Martin in Gatineau Park - 2018

Martin in Gatineau Park - 2018

Friday, 20 August 2010

Layered Crunchy Summer Pudding

Layered Crunchy Summer Pudding Last night we enjoyed this lovely dish together with Andrea and Thomas, our valiant house-sitters.  We hope they enjoyed the treat, which after a champagne, olive and stuffed pepper start, moved on to crab, melon, cucumber and watercress salad with a dressing of ginger, lime, mint, olive oil and sugar.  Delicious.  Thanks go to Nigel Slater for that – June 24 in his Kitchen Diaries.

Our main course was from the same source – August 7 – grilled Fleetwood monkfish with rosemary, served with garlic mayo, accompanied by green beans, stir fried cabbage and mushroom, and pan fried new potatoes.

The Layered Crunchy Summer Pudding that followed reminded me of one of the desserts I enjoyed at the Loch Tummel Inn when I stayed there in May, on the TGO Challenge.  It was delicious.  Here’s how Sue concocted it (for 4 people):

6 slices of medium-cut white bread, veering towards being a little ‘tired’
icing sugar, for dusting
140gm mixed strawberries and raspberries
35gm icing sugar
1 tbsp raspberry or strawberry jam, at room temperature
170gm raspberries
340gm strawberries, hulled
100ml double cream
35gm icing sugar
1 vanilla pod, halved and seeds scraped (optional)

1.  Heat oven to 180C/fan160C/gas4.  Line a baking sheet with greaseproof paper and dust well with icing sugar.  Toast the slices of bread, remove the crusts, then cut through the width, splitting each into two very thin squares.  Scrape away any excess crumbs from the untoasted sides, then cut each slice into a 7.5cm disc using a cutter, so that you have 12 discs.  (A scone cutter can be used.)

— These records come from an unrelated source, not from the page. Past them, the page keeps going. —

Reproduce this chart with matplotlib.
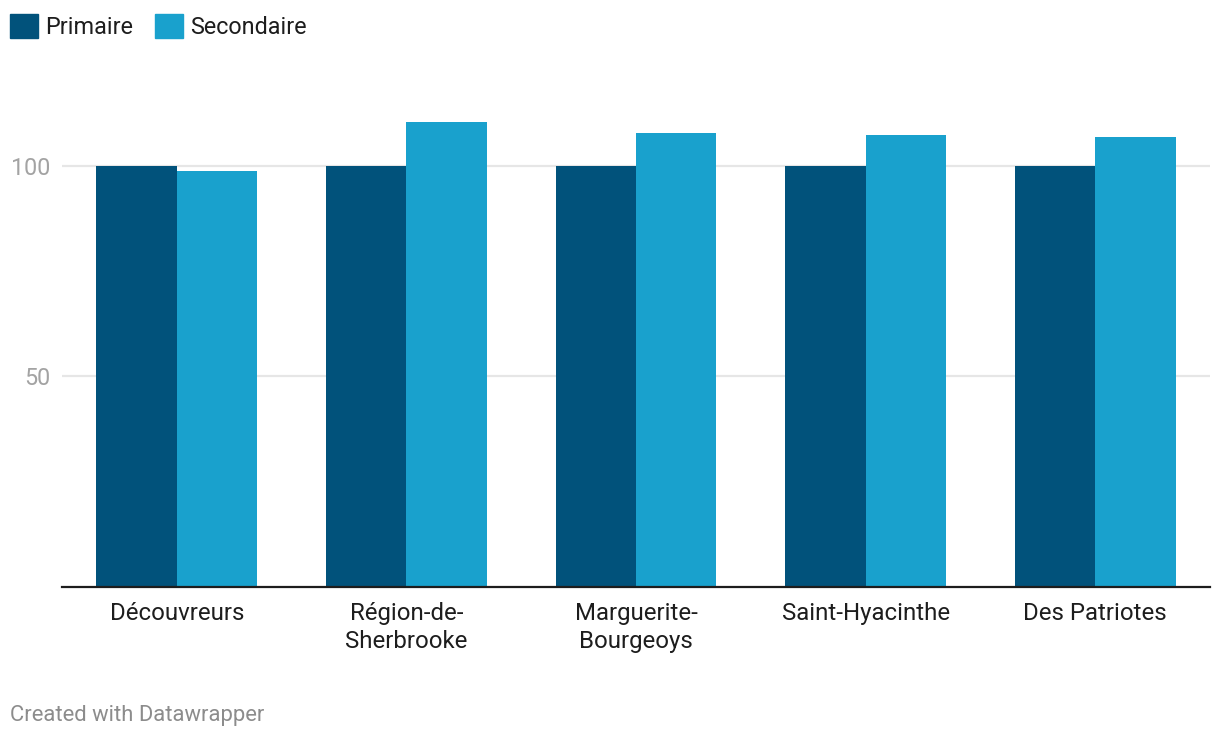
import matplotlib.pyplot as plt
import numpy as np
from matplotlib.patches import Patch

#----------Data-------------------------------------
categories = ["Découvreurs", "Région-de-\nSherbrooke", "Marguerite-\nBourgeoys",
              "Saint-Hyacinthe", "Des Patriotes"]
primaire = [100, 100, 100, 100, 100]
secondaire = [98.8, 110.5, 107.8, 107.4, 106.9]
series_names = ["Primaire", "Secondaire"]
yticks = [50, 100]

#----------Style------------------------------------
plt.rcParams['font.family'] = ['Roboto', 'DejaVu Sans']
c_prim = "#01527b"
c_sec = "#19a1cd"
W, H = 1220, 738

fig = plt.figure(figsize=(W / 100, H / 100), dpi=100)
ax = fig.add_axes([62 / W, 151 / H, (1210 - 62) / W, (587 - 111) / H])

#----------Bars-------------------------------------
x = np.arange(len(categories))
bw = 0.35
ax.bar(x - bw / 2, primaire, bw, color=c_prim, zorder=3)
ax.bar(x + bw / 2, secondaire, bw, color=c_sec, zorder=3)

ax.set_xlim(-0.5, len(categories) - 0.5)
ax.set_ylim(0, 113)

ax.set_yticks(yticks)
ax.set_yticklabels([str(v) for v in yticks], fontsize=16.8, color="#a3a3a3")
ax.tick_params(axis='y', length=0, pad=8.5)
ax.grid(axis='y', color="#e6e6e6", linewidth=1.6, zorder=0)

ax.set_xticks(x)
ax.set_xticklabels(categories, fontsize=17.3, color="#1d1d1d", linespacing=1.32)
ax.tick_params(axis='x', length=0, pad=10.5)

for s in ['top', 'right', 'left']:
    ax.spines[s].set_visible(False)
ax.spines['bottom'].set_color("#1d1d1d")
ax.spines['bottom'].set_linewidth(1.6)
ax.spines['bottom'].set_zorder(4)

#----------Legend-----------------------------------
handles = [Patch(color=c_prim), Patch(color=c_sec)]
fig.legend(handles, series_names, loc='upper left',
           bbox_to_anchor=(10 / W, 1 - 14 / H), ncol=2, frameon=False,
           fontsize=16.8, handlelength=1.2, handleheight=1.2,
           handletextpad=0.3, columnspacing=0.93, borderpad=0,
           borderaxespad=0, labelcolor="#1d1d1d")

#----------Footer-----------------------------------
fig.text(10 / W, 1 - 721 / H, "Created with Datawrapper", fontsize=15.8,
         color="#8c8c8c", va='baseline', ha='left')

fig.savefig('out.png', dpi=100)
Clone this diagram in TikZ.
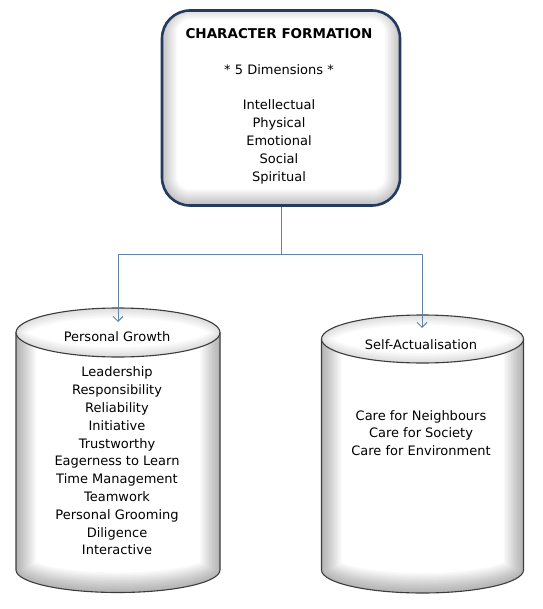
\documentclass[tikz,border=0pt]{standalone}
\usepackage{fontspec}
\setmainfont{DejaVu Sans}
\usetikzlibrary{arrows.meta}
\definecolor{navy}{RGB}{36,58,94}
\definecolor{conncol}{RGB}{96,132,172}
\definecolor{cylline}{RGB}{60,60,60}
\tikzset{
  txt/.style={align=center, inner sep=0pt, font=\fontsize{13}{17.8}\selectfont},
  conn/.style={draw=conncol, line width=0.9pt},
  arr/.style={-{Straight Barb[length=5pt,width=10pt]}},
  cyl/.style={draw=cylline, line width=1.1pt},
  topbox/.style={draw=navy, line width=2.6pt, rounded corners=28pt, minimum width=238pt,
    minimum height=195pt, fill=white, inner sep=0pt,
    path picture={
      \foreach \w in {30,27,...,3}
        \draw[line width=\w pt, black, opacity=0.022, rounded corners=28pt]
          ([yshift=1pt]path picture bounding box.south west) rectangle ([yshift=6pt]path picture bounding box.north east);
    }}
}
\begin{document}
\begin{tikzpicture}[x=1pt,y=1pt]
\useasboundingbox (0,0) rectangle (542,-609);

% top box
\node[topbox] (top) at (281,-108) {};
\node[txt, font=\bfseries\fontsize{13.5}{17.8}\selectfont] (title) at (279,-34) {CHARACTER FORMATION};
\node[txt] (dims) at (279,-70) {* 5 Dimensions *};
\node[txt] (dimlist) at (279,-142) {Intellectual\\Physical\\Emotional\\Social\\Spiritual};

% left cylinder
\def\pgbody{(16,-332.5) -- (16,-570) arc[start angle=180,end angle=360,x radius=102,y radius=22.5] -- (220,-332.5) arc[start angle=0,end angle=-180,x radius=102,y radius=24.5] -- cycle}
\fill[white] \pgbody;
\begin{scope}
  \clip \pgbody;
  \foreach \w in {40,37,...,2}
    \draw[line width=\w pt, black, opacity=0.022] (16,-332.5) -- (16,-570) arc[start angle=180,end angle=360,x radius=102,y radius=22.5] -- (220,-332.5);
\end{scope}
\draw[cyl] (16,-332.5) -- (16,-570) arc[start angle=180,end angle=360,x radius=102,y radius=22.5] -- (220,-332.5);
\fill[white] (118,-332.5) ellipse[x radius=102, y radius=24.5];
\begin{scope}
  \clip (118,-332.5) ellipse[x radius=102, y radius=24.5];
  \foreach \w in {20,17,...,2}
    \draw[line width=\w pt, black, opacity=0.02] (118,-332.5) ellipse[x radius=102, y radius=24.5];
\end{scope}
\draw[cyl] (118,-332.5) ellipse[x radius=102, y radius=24.5];
\node[txt] (pg) at (117,-337) {Personal Growth};
\node[txt] (pglist) at (117,-461) {Leadership\\Responsibility\\Reliability\\Initiative\\Trustworthy\\Eagerness to Learn\\Time Management\\Teamwork\\Personal Grooming\\Diligence\\Interactive};

% right cylinder
\def\sabody{(321.5,-339) -- (321.5,-570) arc[start angle=180,end angle=360,x radius=101,y radius=23] -- (523.5,-339) arc[start angle=0,end angle=-180,x radius=101,y radius=24] -- cycle}
\fill[white] \sabody;
\begin{scope}
  \clip \sabody;
  \foreach \w in {40,37,...,2}
    \draw[line width=\w pt, black, opacity=0.022] (321.5,-339) -- (321.5,-570) arc[start angle=180,end angle=360,x radius=101,y radius=23] -- (523.5,-339);
\end{scope}
\draw[cyl] (321.5,-339) -- (321.5,-570) arc[start angle=180,end angle=360,x radius=101,y radius=23] -- (523.5,-339);
\fill[white] (422.5,-339) ellipse[x radius=101, y radius=24];
\begin{scope}
  \clip (422.5,-339) ellipse[x radius=101, y radius=24];
  \foreach \w in {20,17,...,2}
    \draw[line width=\w pt, black, opacity=0.02] (422.5,-339) ellipse[x radius=101, y radius=24];
\end{scope}
\draw[cyl] (422.5,-339) ellipse[x radius=101, y radius=24];
\node[txt] (sa) at (421,-345) {Self-Actualisation};
\node[txt] (salist) at (421,-433) {Care for Neighbours\\Care for Society\\Care for Environment};

% connectors
\coordinate (j) at (281,-254);
\coordinate (pgin) at (118,-322);
\coordinate (sain) at (422,-328);
\draw[conn] (top.south) -- (j);
\draw[conn,arr] (j) -| (pgin);
\draw[conn,arr] (j) -| (sain);
\end{tikzpicture}
\end{document}
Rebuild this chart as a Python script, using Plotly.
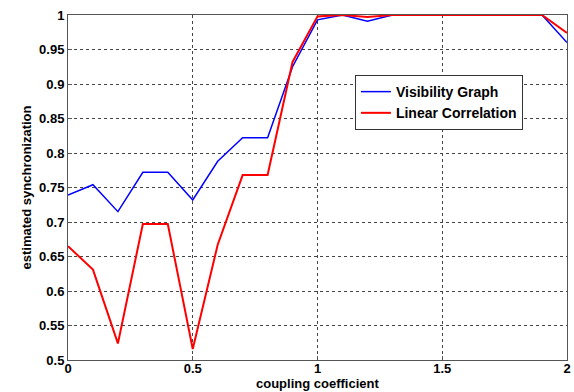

2.  Place the discs, untoasted side up, on the baking sheet.  Dust the tops generously with icing sugar.  Cover with another sheet of greaseproof paper, then top with a second baking sheet.  This will prevent the natural curl of the melba toasts when exposed to heat.
(Do this in batches with the bread fully flattened between the baking sheets.)

3.  Bake for about 12 mins, or until dry, crisp and golden.  Remove from the oven and transfer the toasts to a cooling rack.  Dust 4 of the melba toasts with more icing sugar and grill-mark with a heated skewer to create four lines, then do this again at a different angle for a criss-cross finish.
(For a heated skewer – Sue used a cake tester – hold one end of it over a gas flame until very hot, or heat under a hot grill.  Beware of burns.)
The toasts can be made 1-2 days ahead and kept in foil or an airtight container to retain their crispness.

4.  Place all of the sauce ingredients in a blender and blend until puréed.  Strain through a sieve for a smooth finish.
This can be made up to 2 days ahead.

5.  Arrange the raspberries and strawberries around the edge of 8 crisp melba toasts, trimming the strawberries at the hulled end to give a level height.  Place the trimmings and any remaining fruits in a bowl and crush to a chunky purée with a fork.  In a separate bowl, softly whisk the double cream, sugar and vanilla seeds.  Stir in the crushed fruits.

6.  Spoon a dollop of cream into the centre of each toast.  Place one toast onto each plate then top with another one.  Continue to give 4 stacks, topping each with a skewer-marked toast.  Drizzle sauce around, offering any extra sauce separately.
(Sue made the bottom layer with strawberries, the second layer with raspberries, and by some standards flooded the plates with sauce, but it was absolutely delicious.)

And I’ve just realised why it may be similar to the dessert I had at Loch Tummel – their dessert chef trained under Gary Rhodes, and this is based on one of his recipes.

Shame about the lighting in the picture, but Thomas was desperate to tuck into his pud!